Sheet-gold decoration for a sword scabbard
An item at Metropolitan Museum of Art
In the main frieze is a battle between Greeks and barbarians; at the left end stand two griffins. The irregular field above the frieze shows deer being killed, one by a lion, the other by a griffin. The scabbard from which this gold decoration came would have been of another material, possibly bronze or iron. Such an elaborately embellished scabbard would have formed part of a ceremonial set of Scythian weapons typically including a sword, a bow, and a bow sheath. The Scythians were a nomadic people who lived in the Eurasian steppes during the first millennium B.C. Although the scabbard is of Scythian type, the decoration is Greek in style and undoubtedly of Greek workmanship. Similar sheet-metal goldwork from the royal cemetery at Vergina in northern Greece and from kurgans (burial mounds) of Scythian rulers in the North Pontic region (around the Black Sea) have been linked to the same workshop.
Greek and Roman Art
An exhibit at Metropolitan Museum of Art
The Museum's collection of Greek and Roman art comprises more than thirty thousand works ranging in date from the Neolithic period (ca. 4500 B.C.) to the time of the Roman emperor Constantine's conversion to Christianity in A.D. 312. It includes the art of many cultures and is among the most comprehensive in North America.

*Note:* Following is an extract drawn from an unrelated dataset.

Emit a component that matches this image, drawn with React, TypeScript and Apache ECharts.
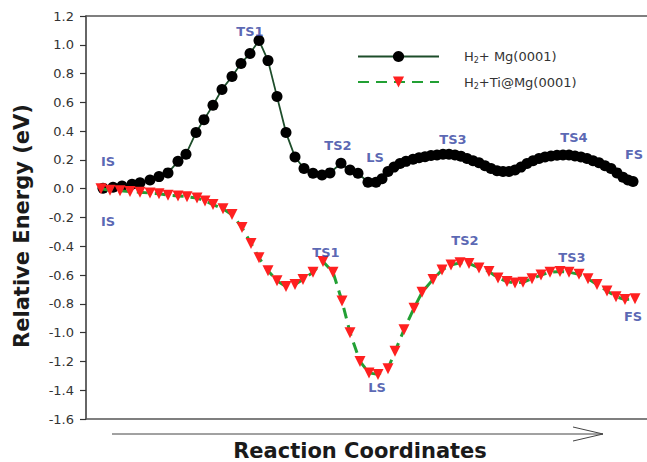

The geographic regions represented are Greece and Italy, but not as delimited by modern political frontiers: Greek colonies were established around the Mediterranean basin and on the shores of the Black Sea, and Cyprus became increasingly Hellenized. For Roman art, the geographical limits coincide with the expansion of the Roman Empire. The department also exhibits the art of prehistoric Greece (Helladic, Cycladic, and Minoan) and pre-Roman art of Italic peoples, notably the Etruscans.